The novel’s outline is based on the MV Sun Sea Incident, the cargo ship that brought 492 Sri Lankan Tamil migrants to Canadian Waters on August 2010 (after traveling for at least three months). Nevertheless, what’s interesting about Newfoundland-based author Sharon Bala’s narrative is the way she explores the myriad of layers making up the immigrant story, from the abstract political, bureaucratic lingo to the compassion-filled individual perception. Like every good fiction writer, she does the opposite of bland news reports; profoundly detailing the wide spectrum of human experience that gets submerged under the statistics. The Boat People, which promotes the importance of empathy while accessing the plight of the refugees and disenfranchised, is not exactly a very subtle novel. But at the same time, Bala never veers into melodrama or offers neatly packaged resolutions. Bala does stack the three narratives with a bit of convoluted conflicts, although thankfully she keeps everything open-ended and eschews false optimism.  

One aspect I loved about Bala’s three characters is their perpetual attitudinal shifts. Mahindan, Priya, and Grace are shown to have resolute belief in things, but over the course of the case they are plagued with uncertainties. And despite getting to know a different (unpleasant) reality the characters never give up their hope. Mahindan’s character arc clearly is the most haunting (and wholeheartedly wins our sympathy) as he reminisces about his last months with wife Chitra (2002-2003). More distressing are Mahindan’s flashbacks on the things he had witnessed and did before leaving his blood-soaked nation. On the contrary, it was easy to despise Grace, but slowly as the narrative lays out her fears, stress, and other inner conflicts, I was able to empathize for her (even though we don’t always agree with her). She is a good example of observing how people are easily influenced by solely depending on their (limited) experiences. The themes of identity are superbly explored through Priya’s character, a person constantly negotiating between her two identities.

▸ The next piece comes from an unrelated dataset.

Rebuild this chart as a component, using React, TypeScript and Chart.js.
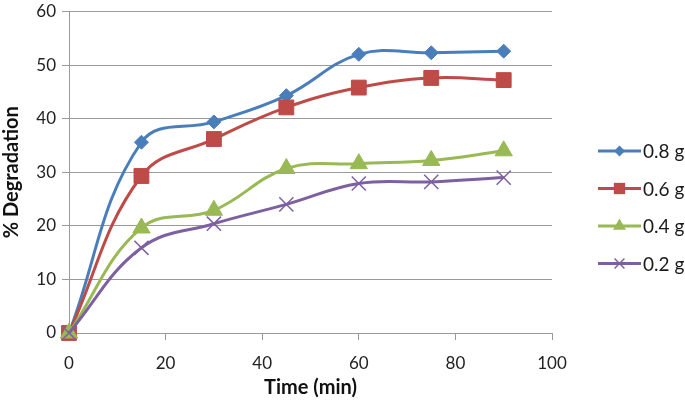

Bala often excels in bringing a sense of viscerality to her taut prose, pulling in readers to the distinct setting. Two particular scenarios evoked plethora of haunting images in my mind: Mahindan, confined to the detention center, watching and commenting on the glitzy TV game show; the chaotic atmosphere at the hospital while Mahindan admits his wife in labor pain, which is juxtaposed by the alarming news report regarding a deadly suicide-bomber attack. Apart from the familiar themes related to refugee crisis, Bala’s narrative relentlessly touches on the theme of parenthood. Mahindan, Grace, Kumi, Priya’s father, and Hema epitomize the sacrifices inherent in parenthood in order to secure their child’s future. The verdict of Mahindan’s hearing might be left obscure, but he has succeeded as a parent by just bringing Sellian to Canada and enabling a fresh start for the child. Bala also offers a different take on the romanticized view of Canadian benignity. She shows how the nation despite being less critical of the refugee flow (compared to the USA and Western European countries) is also swayed by alleged (unfounded) threats to national security and impaired by bureaucratic indifference. Overall, The Boat People succeeds in bringing into view (in micro and macro scale) the realities of displacement and the deceptive nature of unrelenting political ideologies.